I haven’t written a blog post in quite some time. I guess that’s partly because I — for the first time in my life — have a job that consists almost entirely of writing. And while the vast majority of what I write is pretty much soul-crushingly boring, I don’t feel the need to have some sort of outlet for it in the way that I did in the past.
That’s too bad really, because — regardless of what anyone else thought of it — blogging often seemed like a good way to organize my thoughts. I guess that’s another part of it, though: I feel like I know less now about who I am and what I think and believe than at any time previous, and the few things that I do think and believe for sure are far too dark or contrarian for me to want to burden those around me with them. This started several years ago, but it hit some kind of critical mass just this January, and I’ve had a difficult time since. Religion and politics have always been poor subjects for conversation, I suppose. But now it’s worse.
Even the weather is ruined for me now. I spend untold hours writing about the weather and how it’s going to ruin your life and my life and everyone’s dog’s life. It used to be that when I was at a hotel (the only time I ever watch TV) and the news got so bad that I started getting heart-palpitations and having uncontrollable visualizations of myself diving off the balcony, I would change it to the Weather Channel and zone out. Apparently we each get the hell we deserve.

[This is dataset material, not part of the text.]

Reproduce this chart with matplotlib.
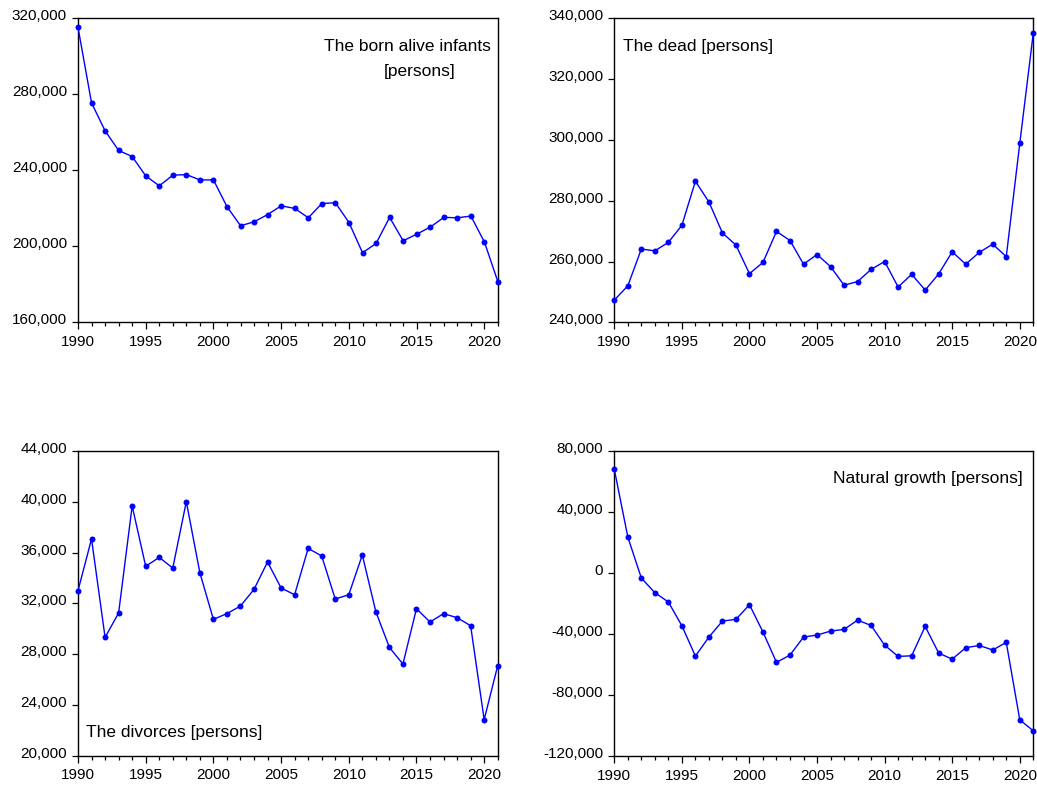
import matplotlib
matplotlib.use("Agg")
import matplotlib.pyplot as plt
import matplotlib.transforms as mtransforms
from matplotlib.ticker import FuncFormatter, MultipleLocator, FixedLocator
import numpy as np

plt.rcParams['font.family'] = ['Liberation Sans', 'DejaVu Sans']

years = list(range(1990, 2022))

born = [314900, 275200, 260500, 250200, 247000, 236800, 231600, 237200, 237500, 234700,
        234700, 220600, 210600, 212700, 216500, 221100, 219700, 214800, 222300, 222700,
        212300, 196400, 201300, 215000, 202700, 206200, 209900, 215000, 214800, 215700,
        202000, 181000]

dead = [247300, 252000, 264100, 263500, 266300, 271900, 286400, 279600, 269400, 265400,
        256000, 259700, 269900, 266900, 259100, 262300, 258300, 252200, 253400, 257400,
        260000, 251600, 255800, 250600, 255900, 263200, 259100, 263000, 265700, 261600,
        298900, 335200]

divorces = [33000, 37070, 29320, 31240, 39670, 34920, 35620, 34780, 40010, 34420,
            30740, 31190, 31790, 33100, 35260, 33210, 32680, 36330, 35730, 32340,
            32680, 35810, 31340, 28530, 27220, 31580, 30530, 31190, 30870, 30240,
            22840, 27090]

growth = [68000, 23600, -3300, -12900, -19000, -34600, -54500, -42000, -31500, -30400,
          -20800, -38700, -58600, -53800, -42000, -40700, -38100, -37000, -30900, -34400,
          -47300, -54700, -54300, -35000, -52500, -56500, -49000, -47500, -50500, -45500,
          -96300, -103500]

titles = ["The born alive infants", "The dead [persons]",
          "The divorces [persons]", "Natural growth [persons]"]
y_ranges = [(160000, 320000, 40000), (240000, 340000, 20000),
            (20000, 44000, 4000), (-120000, 80000, 40000)]
x_major = [1990, 1995, 2000, 2005, 2010, 2015, 2020]

W, H = 1037, 787
fig = plt.figure(figsize=(W / 100, H / 100), dpi=100)

def rect(l, r, t, b):
    return [l / W, 1 - b / H, (r - l) / W, (b - t) / H]

rects = [rect(78, 498, 17.7, 322), rect(614.3, 1033.3, 18.3, 322.3),
         rect(78, 497.7, 451, 755.7), rect(614.3, 1033.3, 451, 756)]

series = [born, dead, divorces, growth]

axes = []
for i in range(4):
    ax = fig.add_axes(rects[i])
    axes.append(ax)
    ax.plot(years, series[i], color='#0000FF', lw=1.0, marker='o', ms=4.3,
            markeredgewidth=0, clip_on=False, zorder=3)
    lo, hi, step = y_ranges[i]
    ax.set_ylim(lo, hi)
    ax.set_xlim(1990, 2021)
    ax.yaxis.set_major_locator(FixedLocator(list(np.arange(lo, hi + 1, step))))
    ax.yaxis.set_major_formatter(FuncFormatter(lambda v, p: f"{v:,.0f}"))
    ax.xaxis.set_major_locator(FixedLocator(x_major))
    ax.xaxis.set_minor_locator(MultipleLocator(1))
    ax.tick_params(axis='y', direction='out', length=4, width=0.9, pad=4,
                   labelsize=11, colors='black')
    ax.tick_params(axis='x', which='major', direction='out', length=5, width=0.9,
                   pad=4, labelsize=11, colors='black')
    ax.tick_params(axis='x', which='minor', direction='out', length=3, width=0.9)
    for s in ax.spines.values():
        s.set_linewidth(1.0)
        s.set_color('black')
    off = mtransforms.ScaledTranslation(0, 3.5 / 100, fig.dpi_scale_trans)
    for t in ax.yaxis.get_major_ticks():
        t.label1.set_transform(t.label1.get_transform() + off)

fs = 12.5
axes[0].text(0.983, 0.8916, titles[0], transform=axes[0].transAxes,
             ha='right', va='baseline', fontsize=fs)
axes[0].text(0.814, 0.808, "[persons]", transform=axes[0].transAxes,
             ha='center', va='baseline', fontsize=fs)
axes[1].text(0.020, 0.892, titles[1], transform=axes[1].transAxes,
             ha='left', va='baseline', fontsize=fs)
axes[2].text(0.019, 0.062, titles[2], transform=axes[2].transAxes,
             ha='left', va='baseline', fontsize=fs)
axes[3].text(0.976, 0.894, titles[3], transform=axes[3].transAxes,
             ha='right', va='baseline', fontsize=fs)

fig.savefig("out.png", dpi=100)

I’ve been spending a lot of time in hotels recently. That’s been fun actually — at least aside from not being able to watch TV in them. I love traveling and learning about new things, and I feel super lucky to be at a place in life where I get paid to do that. I spent most of last week in meetings at Kennedy Space Center. It was crazy and I felt like Forrest Gump the whole time. And then I spent all of this week in Savannah, where among other things I saw the park where Forrest Gump sat on his bench.
I still don’t really know anyone in Tallahassee aside from my coworkers, but a few of them have become friends now. Aside from that, not too much has changed since I last wrote. At least nothing that isn’t on the list of things I now refuse to write about. Despite that, I will try to post some things on here a bit more often than I have.